First of all, did you inherit any of the old pins? Do you like them? Do you want to just order more of those? This is your easiest route. Find out where the old pins came from, and place a new order. If nobody can give you this information, just look on the back of the pin. Usually the manufacturer will stamp something on there to identify themselves. Going through the same company will usually save you time and money if you do another production run of the same pin.
But what if you don’t like the old pins? Maybe they are low quality, or the wrong size, or maybe you want to spice up the design a little bit. If that is the case, you need to find a new company. Ask around for recommendations, or you can do what I did: Contact several companies (you can find them through an internet search) and go with the one that provides the best service or best price for your your budget. Quotes are almost always free, in my experience, and asking for quotes gives you an idea of what you can expect from the company: Did they get right back to you? Answer your questions in a timely manner? Were they friendly? These things helped me form a decision of who I wanted to work with.
Send as much information as you can with your request. What size are you looking for? How many do you want? What materials do you want the pins to be made from? Send pictures of the unit crest & the old pin. Digital files of the crest are important to send as well.
The first company that got back to me was Quality Lapel Pins. They sent me a digital proof of what they had in mind for my order, along with pricing information and production times. I sent back some change requests; they sent new proofs. More changes from me; more proofs from them.
In the meantime, some of the other companies sent me similar quotes and proofs, but I was already pleased with the service that I was getting from Quality Lapel Pins, and nobody was beating their prices, so I stuck with them.
Finally, I was satisfied with the proof that I got! I had decided to go a little crazy and design something (with LOTS of help from the pin company ) that was very different from the previous pin. I wanted the spouses’ pin to be completely distinguishable from the uniform pin that could be bought at clothing sales. I wanted the size, shape, and design to be unique. I know that I am extremely picky (rather than choosing a silver or gold pin, I wanted both. I can be a pain.), but the company was extremely helpful and the final proof looked like this:
I accepted it and ordered 100 of them, which I thought would be plenty, but was really not nearly enough. More on that in a minute.

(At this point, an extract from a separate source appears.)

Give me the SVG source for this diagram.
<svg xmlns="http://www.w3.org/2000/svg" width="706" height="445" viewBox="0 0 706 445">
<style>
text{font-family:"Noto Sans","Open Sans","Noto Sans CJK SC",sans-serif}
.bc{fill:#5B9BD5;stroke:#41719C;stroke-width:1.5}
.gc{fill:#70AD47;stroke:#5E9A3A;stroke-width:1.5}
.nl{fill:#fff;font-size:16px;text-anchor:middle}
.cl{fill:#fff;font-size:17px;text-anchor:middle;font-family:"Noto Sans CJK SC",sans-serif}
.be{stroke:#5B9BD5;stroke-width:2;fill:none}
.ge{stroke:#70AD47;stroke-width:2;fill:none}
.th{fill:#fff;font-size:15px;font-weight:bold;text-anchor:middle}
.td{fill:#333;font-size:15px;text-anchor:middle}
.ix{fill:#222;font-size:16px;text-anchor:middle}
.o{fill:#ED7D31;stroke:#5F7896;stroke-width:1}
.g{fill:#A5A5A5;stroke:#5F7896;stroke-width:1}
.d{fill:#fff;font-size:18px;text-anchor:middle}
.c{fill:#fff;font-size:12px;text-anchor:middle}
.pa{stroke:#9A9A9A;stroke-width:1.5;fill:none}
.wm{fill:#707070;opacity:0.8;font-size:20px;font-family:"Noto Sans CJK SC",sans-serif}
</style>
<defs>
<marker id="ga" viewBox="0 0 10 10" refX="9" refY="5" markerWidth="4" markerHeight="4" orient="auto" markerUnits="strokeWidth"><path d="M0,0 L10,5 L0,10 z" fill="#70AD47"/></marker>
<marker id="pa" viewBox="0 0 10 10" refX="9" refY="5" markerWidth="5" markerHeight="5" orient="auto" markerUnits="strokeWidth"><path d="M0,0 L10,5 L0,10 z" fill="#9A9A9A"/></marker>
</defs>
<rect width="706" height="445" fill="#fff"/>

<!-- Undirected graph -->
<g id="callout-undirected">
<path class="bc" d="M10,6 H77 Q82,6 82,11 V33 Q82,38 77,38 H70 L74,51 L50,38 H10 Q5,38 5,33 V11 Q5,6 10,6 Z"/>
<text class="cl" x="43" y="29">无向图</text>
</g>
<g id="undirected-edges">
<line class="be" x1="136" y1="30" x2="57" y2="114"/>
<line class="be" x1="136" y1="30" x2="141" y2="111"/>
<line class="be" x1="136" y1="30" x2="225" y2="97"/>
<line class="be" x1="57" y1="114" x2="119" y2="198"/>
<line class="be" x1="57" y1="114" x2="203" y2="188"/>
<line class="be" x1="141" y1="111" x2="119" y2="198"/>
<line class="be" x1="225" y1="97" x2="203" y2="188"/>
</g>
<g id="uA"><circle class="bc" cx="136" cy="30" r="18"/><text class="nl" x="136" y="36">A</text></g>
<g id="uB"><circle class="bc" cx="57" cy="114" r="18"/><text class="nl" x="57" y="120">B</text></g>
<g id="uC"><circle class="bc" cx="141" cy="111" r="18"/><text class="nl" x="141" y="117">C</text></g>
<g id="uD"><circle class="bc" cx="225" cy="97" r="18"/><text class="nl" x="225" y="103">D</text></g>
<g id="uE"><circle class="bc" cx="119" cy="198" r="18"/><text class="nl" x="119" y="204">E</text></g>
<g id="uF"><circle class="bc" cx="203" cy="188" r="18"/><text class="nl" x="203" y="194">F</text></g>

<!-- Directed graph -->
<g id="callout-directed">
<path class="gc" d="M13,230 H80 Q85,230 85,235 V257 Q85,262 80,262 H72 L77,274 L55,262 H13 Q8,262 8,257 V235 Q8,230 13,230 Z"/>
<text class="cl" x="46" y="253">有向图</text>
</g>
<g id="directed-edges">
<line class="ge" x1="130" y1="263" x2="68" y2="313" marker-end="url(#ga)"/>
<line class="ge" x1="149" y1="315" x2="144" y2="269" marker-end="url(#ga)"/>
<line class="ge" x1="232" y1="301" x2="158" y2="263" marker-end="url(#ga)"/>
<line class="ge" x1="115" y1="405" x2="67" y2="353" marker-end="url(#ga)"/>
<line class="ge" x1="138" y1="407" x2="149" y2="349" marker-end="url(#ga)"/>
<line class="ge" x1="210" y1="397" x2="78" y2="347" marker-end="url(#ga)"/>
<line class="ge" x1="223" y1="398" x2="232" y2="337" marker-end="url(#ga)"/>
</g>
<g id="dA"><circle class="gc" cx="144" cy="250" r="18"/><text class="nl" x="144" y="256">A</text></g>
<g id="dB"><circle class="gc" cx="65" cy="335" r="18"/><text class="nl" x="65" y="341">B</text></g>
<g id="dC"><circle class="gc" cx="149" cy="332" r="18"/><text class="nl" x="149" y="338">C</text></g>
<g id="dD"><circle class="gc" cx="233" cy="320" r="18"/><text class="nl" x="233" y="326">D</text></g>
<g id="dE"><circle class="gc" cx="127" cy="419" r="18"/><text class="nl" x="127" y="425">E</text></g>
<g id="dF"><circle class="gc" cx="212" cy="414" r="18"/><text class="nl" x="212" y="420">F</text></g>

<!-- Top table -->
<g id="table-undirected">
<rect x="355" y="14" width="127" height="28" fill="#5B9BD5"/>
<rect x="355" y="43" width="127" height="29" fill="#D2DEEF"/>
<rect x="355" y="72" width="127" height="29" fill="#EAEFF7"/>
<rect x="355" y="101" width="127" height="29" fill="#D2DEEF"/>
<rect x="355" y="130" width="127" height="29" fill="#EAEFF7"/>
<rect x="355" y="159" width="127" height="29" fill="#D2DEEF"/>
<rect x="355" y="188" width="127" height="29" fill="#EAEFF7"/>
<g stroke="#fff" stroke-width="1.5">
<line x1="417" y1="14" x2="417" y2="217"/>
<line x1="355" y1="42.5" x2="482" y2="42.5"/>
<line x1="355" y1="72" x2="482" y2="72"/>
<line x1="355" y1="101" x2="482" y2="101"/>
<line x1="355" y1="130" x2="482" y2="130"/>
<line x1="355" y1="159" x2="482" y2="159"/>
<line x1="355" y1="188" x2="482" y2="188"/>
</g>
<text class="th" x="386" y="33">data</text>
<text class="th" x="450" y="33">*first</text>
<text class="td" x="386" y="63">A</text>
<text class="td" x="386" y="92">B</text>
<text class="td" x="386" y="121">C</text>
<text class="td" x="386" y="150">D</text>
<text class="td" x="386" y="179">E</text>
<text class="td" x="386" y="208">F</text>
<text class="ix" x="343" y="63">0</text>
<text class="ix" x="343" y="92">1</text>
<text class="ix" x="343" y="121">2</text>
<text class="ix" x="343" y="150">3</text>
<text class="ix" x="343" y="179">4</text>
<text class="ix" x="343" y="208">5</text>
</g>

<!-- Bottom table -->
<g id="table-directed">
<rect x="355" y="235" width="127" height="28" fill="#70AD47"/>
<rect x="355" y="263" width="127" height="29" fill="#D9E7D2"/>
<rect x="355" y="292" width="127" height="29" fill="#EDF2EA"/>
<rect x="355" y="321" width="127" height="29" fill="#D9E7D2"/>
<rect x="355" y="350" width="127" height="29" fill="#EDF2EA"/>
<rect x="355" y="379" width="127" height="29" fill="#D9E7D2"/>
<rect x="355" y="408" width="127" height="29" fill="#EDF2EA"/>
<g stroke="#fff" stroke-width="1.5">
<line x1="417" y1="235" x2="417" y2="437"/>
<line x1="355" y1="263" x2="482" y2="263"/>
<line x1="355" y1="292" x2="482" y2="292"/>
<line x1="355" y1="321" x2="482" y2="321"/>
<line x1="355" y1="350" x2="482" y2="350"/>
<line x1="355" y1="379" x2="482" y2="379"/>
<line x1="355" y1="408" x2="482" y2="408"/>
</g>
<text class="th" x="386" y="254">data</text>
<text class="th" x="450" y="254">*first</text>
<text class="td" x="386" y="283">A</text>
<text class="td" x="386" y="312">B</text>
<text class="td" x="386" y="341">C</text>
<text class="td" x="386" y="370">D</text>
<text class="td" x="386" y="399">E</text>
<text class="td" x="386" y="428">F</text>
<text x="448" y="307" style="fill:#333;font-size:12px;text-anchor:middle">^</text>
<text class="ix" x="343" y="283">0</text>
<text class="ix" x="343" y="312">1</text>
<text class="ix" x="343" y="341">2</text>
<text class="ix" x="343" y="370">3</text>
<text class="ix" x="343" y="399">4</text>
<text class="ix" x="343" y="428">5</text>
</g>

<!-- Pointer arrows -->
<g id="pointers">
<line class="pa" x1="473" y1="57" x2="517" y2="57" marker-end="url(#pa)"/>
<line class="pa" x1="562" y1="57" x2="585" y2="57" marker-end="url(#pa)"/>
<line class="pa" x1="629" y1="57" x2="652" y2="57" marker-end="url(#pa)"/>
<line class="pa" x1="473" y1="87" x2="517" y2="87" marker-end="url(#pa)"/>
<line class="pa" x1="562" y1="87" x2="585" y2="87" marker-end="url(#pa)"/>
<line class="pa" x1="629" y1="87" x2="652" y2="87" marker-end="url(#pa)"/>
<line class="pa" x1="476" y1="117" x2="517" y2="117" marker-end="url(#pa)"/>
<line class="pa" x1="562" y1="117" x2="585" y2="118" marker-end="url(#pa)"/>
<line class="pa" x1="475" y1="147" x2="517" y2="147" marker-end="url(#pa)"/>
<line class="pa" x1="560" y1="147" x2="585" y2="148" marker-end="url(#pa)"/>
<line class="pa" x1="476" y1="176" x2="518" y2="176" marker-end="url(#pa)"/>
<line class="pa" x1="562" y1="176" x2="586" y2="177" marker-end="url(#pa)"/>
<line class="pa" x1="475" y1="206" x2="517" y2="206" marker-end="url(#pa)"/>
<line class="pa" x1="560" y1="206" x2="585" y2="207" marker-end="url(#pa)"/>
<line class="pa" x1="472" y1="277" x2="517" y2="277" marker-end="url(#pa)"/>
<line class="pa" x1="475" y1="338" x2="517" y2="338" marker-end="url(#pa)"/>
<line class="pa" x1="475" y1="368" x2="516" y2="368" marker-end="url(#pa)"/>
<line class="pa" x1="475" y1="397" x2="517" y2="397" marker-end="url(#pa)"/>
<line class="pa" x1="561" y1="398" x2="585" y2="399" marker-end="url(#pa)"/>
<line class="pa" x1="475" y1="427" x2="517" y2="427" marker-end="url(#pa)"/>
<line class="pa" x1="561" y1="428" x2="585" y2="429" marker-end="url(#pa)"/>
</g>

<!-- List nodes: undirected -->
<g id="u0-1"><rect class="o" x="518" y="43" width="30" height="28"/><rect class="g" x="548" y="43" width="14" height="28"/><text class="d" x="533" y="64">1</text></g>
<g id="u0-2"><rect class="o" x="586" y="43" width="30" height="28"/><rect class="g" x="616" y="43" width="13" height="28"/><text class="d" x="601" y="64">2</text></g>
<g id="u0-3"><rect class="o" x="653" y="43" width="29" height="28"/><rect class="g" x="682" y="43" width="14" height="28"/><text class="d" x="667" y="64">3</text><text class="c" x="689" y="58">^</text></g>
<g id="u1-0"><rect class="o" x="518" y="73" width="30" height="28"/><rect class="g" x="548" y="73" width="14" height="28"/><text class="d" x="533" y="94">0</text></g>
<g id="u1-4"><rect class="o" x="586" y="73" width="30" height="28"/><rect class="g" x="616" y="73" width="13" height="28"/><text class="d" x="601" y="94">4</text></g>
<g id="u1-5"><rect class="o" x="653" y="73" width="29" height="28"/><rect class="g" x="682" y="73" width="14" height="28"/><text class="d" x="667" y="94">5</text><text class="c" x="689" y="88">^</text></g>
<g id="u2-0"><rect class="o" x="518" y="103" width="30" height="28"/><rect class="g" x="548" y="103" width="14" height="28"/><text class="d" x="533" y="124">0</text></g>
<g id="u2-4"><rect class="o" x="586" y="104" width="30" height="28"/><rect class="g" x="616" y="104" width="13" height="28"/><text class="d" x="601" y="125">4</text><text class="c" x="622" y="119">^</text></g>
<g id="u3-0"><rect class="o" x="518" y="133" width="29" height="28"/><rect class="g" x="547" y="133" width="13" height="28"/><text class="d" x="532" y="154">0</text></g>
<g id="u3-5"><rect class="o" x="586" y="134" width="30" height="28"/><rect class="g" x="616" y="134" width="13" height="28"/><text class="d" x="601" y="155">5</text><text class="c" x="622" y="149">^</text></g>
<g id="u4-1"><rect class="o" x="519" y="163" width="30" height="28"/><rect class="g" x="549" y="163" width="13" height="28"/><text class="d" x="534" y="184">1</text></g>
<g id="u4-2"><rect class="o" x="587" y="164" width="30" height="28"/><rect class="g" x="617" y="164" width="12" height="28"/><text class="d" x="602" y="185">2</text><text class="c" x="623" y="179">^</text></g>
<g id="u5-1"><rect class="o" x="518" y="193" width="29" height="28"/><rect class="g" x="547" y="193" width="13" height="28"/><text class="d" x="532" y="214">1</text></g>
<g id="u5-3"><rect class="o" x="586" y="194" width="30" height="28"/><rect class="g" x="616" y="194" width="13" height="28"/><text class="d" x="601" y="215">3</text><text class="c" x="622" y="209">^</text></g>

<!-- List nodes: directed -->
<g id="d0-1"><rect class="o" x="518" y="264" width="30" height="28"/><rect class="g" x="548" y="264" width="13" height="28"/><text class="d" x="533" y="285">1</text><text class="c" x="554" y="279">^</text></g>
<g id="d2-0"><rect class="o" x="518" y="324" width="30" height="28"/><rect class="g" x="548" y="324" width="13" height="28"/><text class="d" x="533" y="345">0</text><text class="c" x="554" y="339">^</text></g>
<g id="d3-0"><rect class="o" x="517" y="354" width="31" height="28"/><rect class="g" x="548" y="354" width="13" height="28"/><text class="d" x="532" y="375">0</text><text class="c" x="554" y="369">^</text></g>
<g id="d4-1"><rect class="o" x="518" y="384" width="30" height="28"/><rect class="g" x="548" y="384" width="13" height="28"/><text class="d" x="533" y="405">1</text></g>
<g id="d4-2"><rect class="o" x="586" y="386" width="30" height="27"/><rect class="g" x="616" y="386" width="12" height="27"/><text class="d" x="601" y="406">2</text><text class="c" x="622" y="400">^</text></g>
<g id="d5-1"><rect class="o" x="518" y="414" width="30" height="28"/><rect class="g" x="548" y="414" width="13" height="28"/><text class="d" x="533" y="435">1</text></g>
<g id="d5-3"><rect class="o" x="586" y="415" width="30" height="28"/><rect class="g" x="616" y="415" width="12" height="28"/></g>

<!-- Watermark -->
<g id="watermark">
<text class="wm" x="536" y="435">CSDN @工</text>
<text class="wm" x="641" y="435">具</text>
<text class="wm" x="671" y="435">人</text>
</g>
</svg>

Because of the excellent communication from the company, they turned out exactly like I expected, and they arrived in less than 3 weeks, which is pretty standard for a non-rush order.

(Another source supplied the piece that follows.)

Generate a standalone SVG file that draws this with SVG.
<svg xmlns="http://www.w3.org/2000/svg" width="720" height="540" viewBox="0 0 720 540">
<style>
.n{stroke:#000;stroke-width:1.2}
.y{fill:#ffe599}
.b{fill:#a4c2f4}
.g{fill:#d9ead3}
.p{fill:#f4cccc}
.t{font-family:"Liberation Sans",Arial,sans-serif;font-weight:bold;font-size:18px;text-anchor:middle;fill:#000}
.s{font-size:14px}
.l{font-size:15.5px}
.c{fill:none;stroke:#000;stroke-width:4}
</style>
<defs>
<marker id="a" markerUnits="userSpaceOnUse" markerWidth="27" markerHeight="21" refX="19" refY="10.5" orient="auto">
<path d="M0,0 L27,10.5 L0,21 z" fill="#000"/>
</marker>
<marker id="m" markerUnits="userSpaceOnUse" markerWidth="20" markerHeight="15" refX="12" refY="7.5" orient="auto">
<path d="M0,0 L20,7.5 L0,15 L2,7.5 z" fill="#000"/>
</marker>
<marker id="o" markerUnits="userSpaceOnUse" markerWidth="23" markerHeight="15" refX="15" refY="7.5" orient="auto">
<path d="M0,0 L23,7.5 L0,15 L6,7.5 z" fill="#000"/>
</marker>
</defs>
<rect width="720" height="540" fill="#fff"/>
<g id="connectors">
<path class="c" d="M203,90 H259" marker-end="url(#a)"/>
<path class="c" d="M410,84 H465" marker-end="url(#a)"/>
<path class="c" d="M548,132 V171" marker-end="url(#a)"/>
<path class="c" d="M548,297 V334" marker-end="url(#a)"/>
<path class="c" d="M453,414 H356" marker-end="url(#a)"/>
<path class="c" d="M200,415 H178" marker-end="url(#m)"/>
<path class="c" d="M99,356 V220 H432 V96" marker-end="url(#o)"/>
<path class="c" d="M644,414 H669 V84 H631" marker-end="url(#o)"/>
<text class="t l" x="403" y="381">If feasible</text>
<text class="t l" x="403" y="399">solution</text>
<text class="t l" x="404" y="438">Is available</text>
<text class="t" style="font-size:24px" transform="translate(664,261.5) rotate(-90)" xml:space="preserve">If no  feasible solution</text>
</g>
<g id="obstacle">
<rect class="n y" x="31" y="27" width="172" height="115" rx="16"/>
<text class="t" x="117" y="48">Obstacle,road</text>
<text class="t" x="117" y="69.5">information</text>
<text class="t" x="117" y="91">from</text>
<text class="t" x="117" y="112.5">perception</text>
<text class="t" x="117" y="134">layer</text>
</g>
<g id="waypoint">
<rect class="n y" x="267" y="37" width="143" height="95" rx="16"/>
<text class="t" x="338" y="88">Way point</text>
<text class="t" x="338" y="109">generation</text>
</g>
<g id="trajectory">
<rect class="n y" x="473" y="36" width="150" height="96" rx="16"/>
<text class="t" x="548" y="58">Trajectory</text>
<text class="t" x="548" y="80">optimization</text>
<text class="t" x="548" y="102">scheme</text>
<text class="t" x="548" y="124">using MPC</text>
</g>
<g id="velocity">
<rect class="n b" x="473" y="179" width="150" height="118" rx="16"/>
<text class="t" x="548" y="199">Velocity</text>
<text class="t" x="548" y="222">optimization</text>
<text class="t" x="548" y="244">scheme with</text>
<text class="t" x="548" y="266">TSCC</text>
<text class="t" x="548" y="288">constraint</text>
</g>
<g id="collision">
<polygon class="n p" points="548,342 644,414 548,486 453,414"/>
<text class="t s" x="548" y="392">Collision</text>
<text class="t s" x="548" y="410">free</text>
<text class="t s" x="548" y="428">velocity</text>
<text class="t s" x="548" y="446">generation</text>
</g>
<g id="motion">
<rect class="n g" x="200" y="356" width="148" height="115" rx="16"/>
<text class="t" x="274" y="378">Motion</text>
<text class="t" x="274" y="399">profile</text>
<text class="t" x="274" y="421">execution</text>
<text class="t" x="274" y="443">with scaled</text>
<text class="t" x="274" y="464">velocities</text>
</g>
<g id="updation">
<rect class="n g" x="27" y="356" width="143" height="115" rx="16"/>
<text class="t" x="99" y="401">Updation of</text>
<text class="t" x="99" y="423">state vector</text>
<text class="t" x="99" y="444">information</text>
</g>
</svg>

As you can see, no surprises! They look just like the proof!
Even though these were designed with a small Coffee Group in mind, that’s not the only thing that they were used for.
My husband and I both handed these things out like candy.

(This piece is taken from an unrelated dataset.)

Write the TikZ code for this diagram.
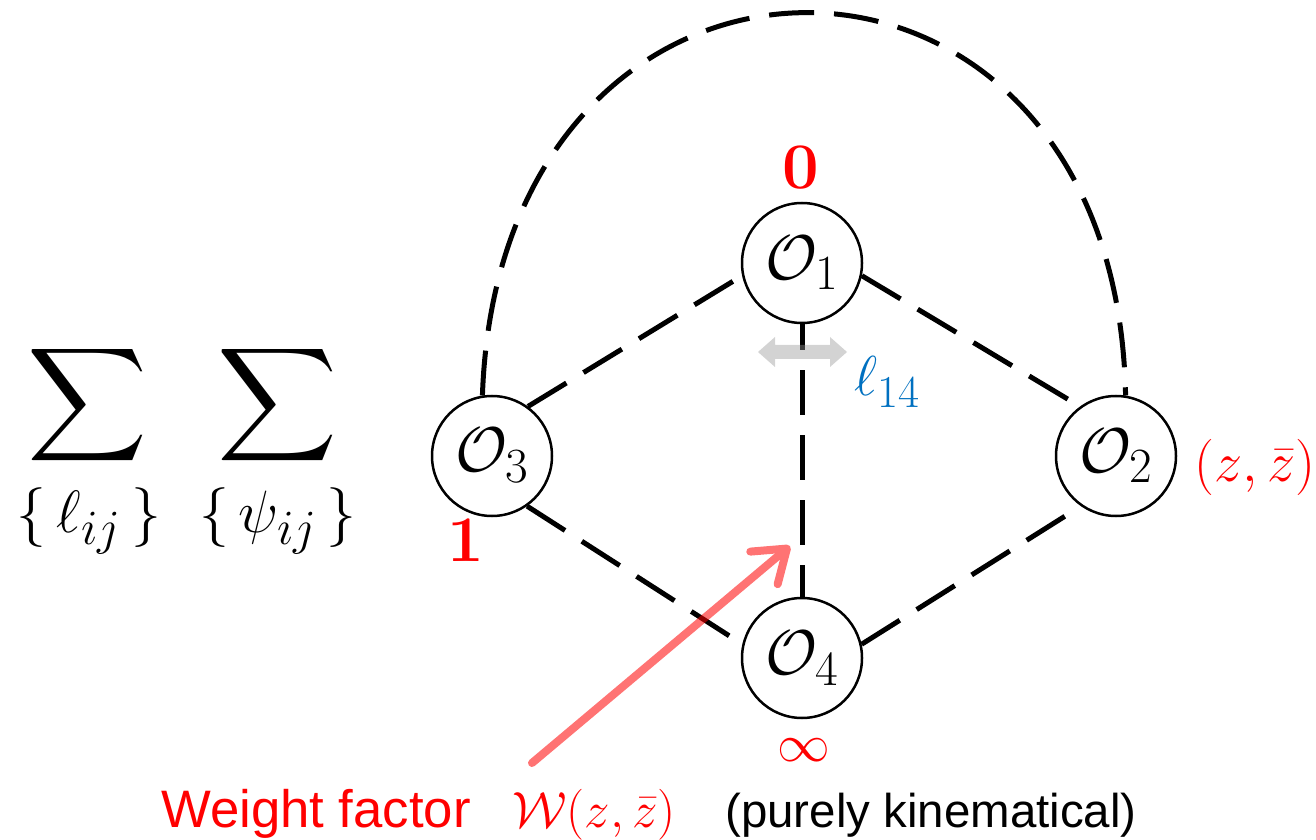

We had a lot of visits from Veterans of the unit, so they always got pins, and they loved to put them on their baseball caps.
We distributed them to the families of fallen soldiers at Memorial Services.
If any kind of group went anywhere representing the unit in civilian clothes (for example, a group represented the unit at the AUSA conference), they went with these pins on their lapels.
In retrospect, I wish we had ordered a second, smaller batch of tie-tack sized pins, because I think those would have been cheaper and more popular with some groups, but, alas, hindsight is 20-20.
I ended up placing at least one more order of the same pins. Maybe two. One hundred pins, especially unique pins that nobody had seen before, were more popular than I imagined they would be. They really “fit the bill” in a lot of areas where a small token of appreciation or recognition is appropriate.
The big question that most people have is “Who pays for the pins?” I am going to put a big disclaimer right here before I say another word:
Okay, now that I have said that, here are my two cents. The Commander has to pay for the pins. Not the FRG, not the unit. You might be able to do a pin as an FRG fundraiser. That’s different. There may be loopholes as far as unit funds. For example, if the pins are distributed to every soldier in the unit, signed for, and returned when they leave, I have *HEARD* that unit funds *MIGHT* be able to be used. Check with JAG if this is how you want to go about it. But, for the sake of just about every other situation?
The Commander pays for the pins. Out of personal funds.
Which can be kind of pricey, but, in the long run, can make for something that is nice to hand out, and that is cheaper than a Challenge Coin.
You can get your prices down by changing the materials used, changing the size, using fewer colors, etc. Ask the company that you are working with for suggestions on making your design more affordable. And you can always bring down the price of the individual pin by ordering more at once. The individual price for one pin when you order 100 is higher than the individual price of the same pin when you order 300; sometimes the difference is significant.
My take on it was, if my family is paying for these things, and I am the one tasked to design them, then I am going to have a little fun with them. Might as well have some ownership if the money is coming out of your own pocket!
Here is the thing….I don’t wear traditional pins, or brooches, or even a lot of any kind of Jewelry. I am not a great accessorizer. So, when I first got married and started going to unit functions, it took me a while to warm up to the idea of the spouses’ pin. I used to keep my pins in the cupholder of my car, because I would never remember to put one on before heading out to a coffee.
Now that I have bought them myself, though, I do kind of love the tradition. I have a small box full of pins now from different units, and each one reminds me of the people we have known and the places that we have lived over the years. It’s like a little timeline of memories that makes me smile.
So enjoy the Pin ordering process! Yes, it is a gripe-worthy expense. But try to remember that, years down the line, someone will pull out that pin and it will evoke a memory of a place in time. And that really makes the expense worth it to me!